The Dying Swan
Premiered at The Mariinsky Theatre, St. Petersburg, 1907
Music by Camille Saint-Saens, Choreography by Michel Fokine
Costume design by Leon Bakst
The Dying Swan was Anna Pavlova’s signature role: it became synonymous with her name. She danced it over four thousand times in a career spanning three decades and six continents. It may be the best-known role in classical ballet, still interpreted by ballerinas today.
What was different about this short, four-and-a-half-minute piece? What made it unforgettable
to anyone who ever saw it, and how did Pavlova breathe new life into this solo over and over again?
The answer perhaps lies in one afternoon of perfect alignment between the young Anna Pavlova and emerging choreographer Michel Fokine. Theirs was a collaboration of visionaries: they believed that ballet could be a combination of technique and expression so profound that the experience would elevate both dancer and audience to a spiritual plane.
In Fokine’s own words, “…dance could and should satisfy not only the eye, but…penetrate into the soul.” Their achievement of this goal would change ballet.
Fokine and Pavlova had been close friends growing up in the Imperial School of Ballet. As professional partners at the Mariinsky they danced many standard pas de deux, which were routinely injected into every ballet. The spins, lifts, turns and jumps, often irrelevant to the story line or even the music, were what audiences came to see.
While adhering to these conventions as a dancer, Fokine was also achieving a respectable reputation for his innovative choreography, where wholeness of expression, not “tricks,” was the intent. In the fragile, slender, unconventional Pavlova he found the perfect instrument for his archetype ballerina.
On a winter afternoon in St. Petersburg, Pavlova asked Fokine to create a short piece for her for a benefit concert. Fokine suggested Saint-Saens’ "the Swan" from Carnival of the Animals. He would later write: “The dance was composed in a few minutes. It was almost an improvisation. I danced in front of her, she directly behind me. Then she danced and I walked alongside of her, curving her arms and correcting details of poses.” His choreography had no tricks, no grand displays of virtuosity. Rather, to paraphrase Fokine himself, the dancer was asked to sacrifice her own identity for an artistic ideal: her movement perfectly integrated with the music, the costume, and the choreography. When Pavlova danced The Dying Swan, she became a swan. It was ballet as high art.

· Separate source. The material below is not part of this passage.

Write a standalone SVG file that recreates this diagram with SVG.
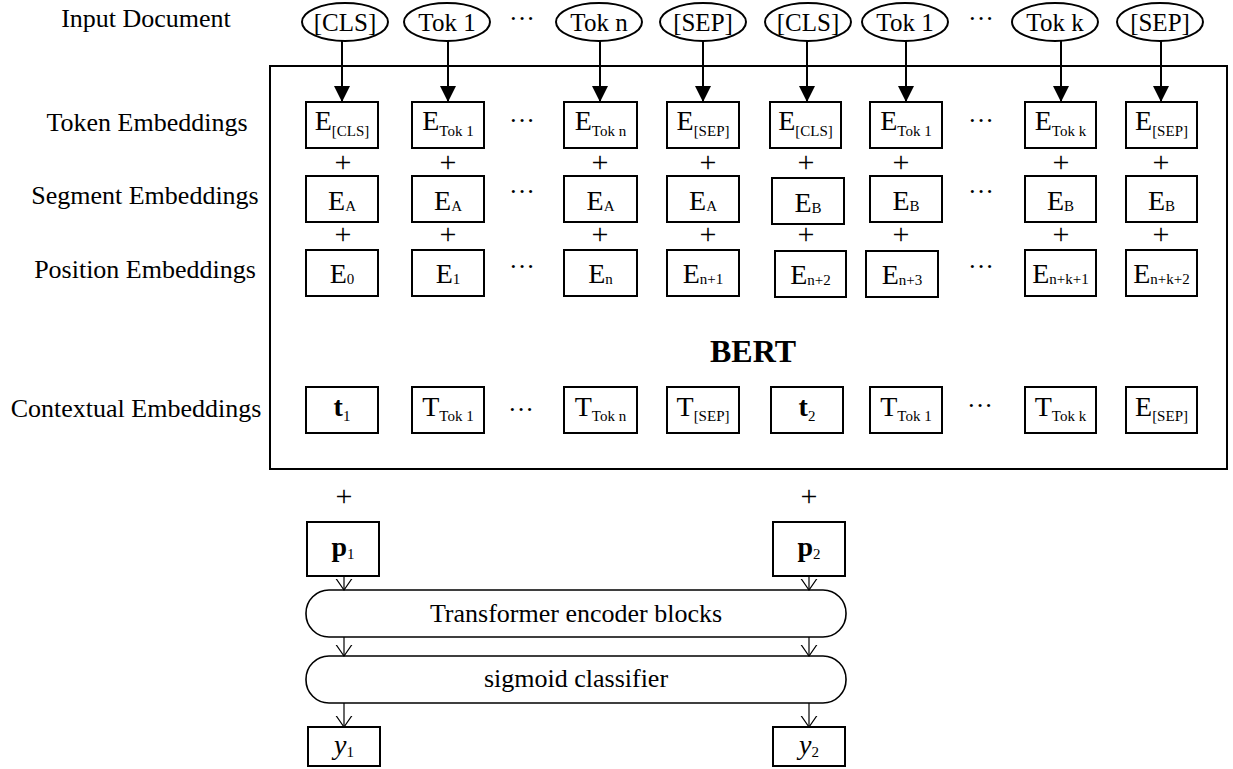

The Dying Swan premiered at the Mariinsky Theater in 1907. It not only created a sensation that night, but it transformed classical ballet forever. On the night that Anna Pavlova died, legend says her last words were “Bring me my swan costume.” The following evening, when her numbed ballet troupe performed as scheduled at the theater, in the finale of the program the orchestra played the tender strains of "the Swan" to a single spotlight on an empty stage. Pavlova the swan had died, but the Immortal Swan lives on.